Derek Brown was one of the first adopters of the Miracle pop-up outside of New York, and each year his holiday pop-ups get more involved. For the second season of Miracle, he incorporated nods to Netflix’s Stranger Things show, followed by an homage to Washington’s cherry blossom season, a Super Mario theme, and then the most popular of all: a Game of Thrones pop-up. “Every time we do it, it seems bigger and better,” Brown says, adding that his company now employs two full-time designers to plan, execute and build a set for each theme. “We built a replica throne and hired a textiles professor to build banners for every major house from Game of Thrones. Those don’t just exist, you can’t order them on Amazon,” Brown says. “Each time we’re almost outdoing ourselves.”

Hundreds of guests wait hours in line to visit Brown’s pop-ups when they appear, and Brown says they attract a wide range of people. “There’s always been this kind of nod and wink at cocktail bars, unfortunately, that they’re for a certain set of people who are young and affluent and belong to specific identities,” Brown says. “To watch the Game of Thrones [pop-up] turn into such a diverse and interesting group of people was worth it.”

At Chicago’s Emporium Popups, the sister bar adjacent to the Logan Square location of Emporium Arcade Bar, director Jared Saul and bar manager and beverage director Jorge Saldarriaga have had just as much fun transforming their space into a Fernet Branca pop-up, a Run the Jewels event, a Chicago summer block party and, most recently, an ode to Stranger Things called The Upside Down.Like Brown, the goal is total transformation, and the conversion of the bar into the alternative reality attracted so much attention from guests and national media, it also earned a cheeky cease-and-desist letter from Netflix, asking for the event to not continue after the six week mark. “It’s not just a bar, it’s an art installation,” says Saldarriaga. Each project has been a complete reimagining of the space, including a fresh cocktail menu, converted in a just week’s time. “We just want to do justice to whatever that theme is,” Saul says. “For this one, we wanted to make fans of Stranger Things feel like they were on the set or even a character on the show and help some folks have fun in our bar.”

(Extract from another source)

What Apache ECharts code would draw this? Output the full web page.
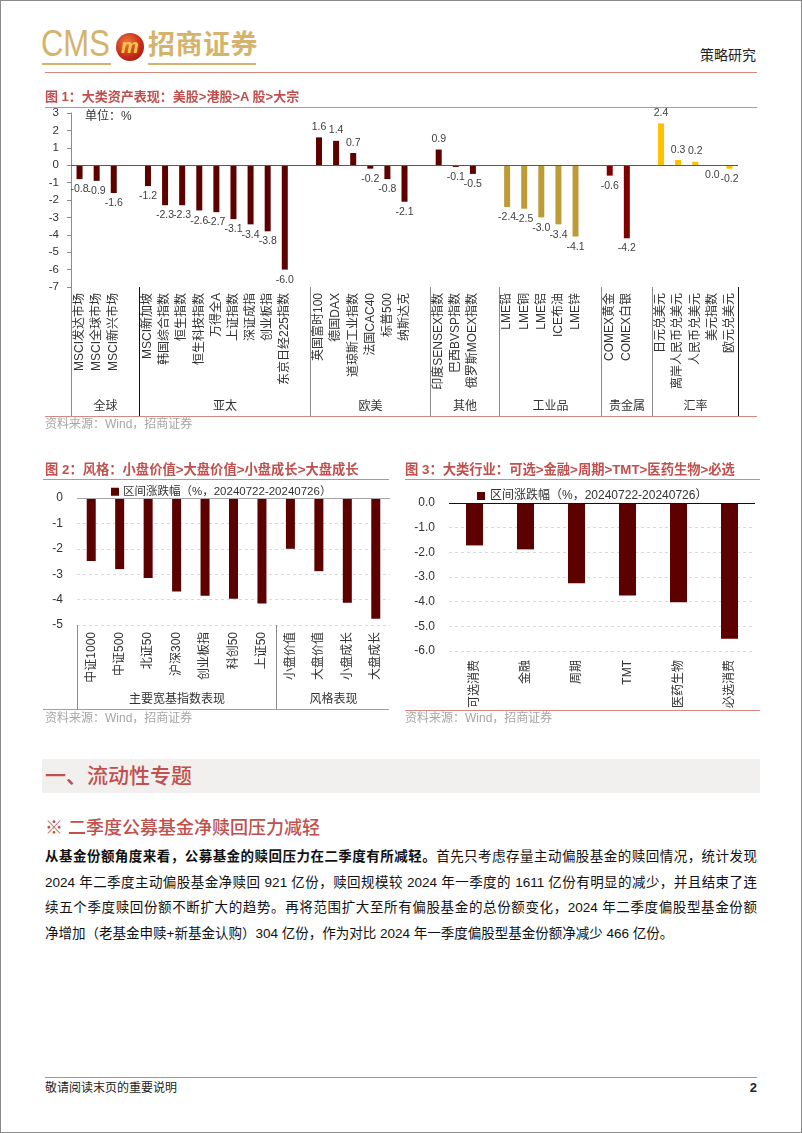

One of the cocktails from the Super Mario Brothers room at Derek Brown's pop-up in Washington, DC. | Photo by Farrah Skeiky.
One of the cocktails from the Super Mario Brothers pop-up in Washington, DC. | Photo by Farrah Skeiky.

While themed pop-ups stretch the imagination, they also beg the question: Is it all too much? Isn’t going to a bar for a round of drinks with friends entertaining enough? Saul points out that themes have always been part of American drinking culture in some way, citing trivia nights, tribute DJ sets and drinks named after pop culture references, but for guests who line up around the block, it’s obvious these pop-ups offer a more transportive experience—total escapism as they sip from a goblet or listen to 80s-era music while drinking a cocktail garnished with an Eggo waffle.

This month, Brown’s space and the one at Emporium in Chicago will both transform into Halloween-themed bars. This teaser trailer previews Brown’s upcoming PUB Dread, and at Emporium, the main room will be dubbed the House of the Dead and include interactive installations and Halloween-inspired cocktails, all culminating with a Night of the Dead costume party on Halloween.

Does the evolution of pop-up bars speak to our insatiable appetite for entertainment? Perhaps. Or maybe it’s more about that ongoing need for the escapism, something bars have always provided. Either way, today’s pop-ups seem to be focused on making sure guests have fun, and who can find fault with that? “Every project has been so much fun for us,” Saul says. “It’s challenged us to find new ways to interact with customers and to find new ways to get the same space to feel completely different. The end product has been so much more than we could have imagined, so it’s 100% worth the effort.”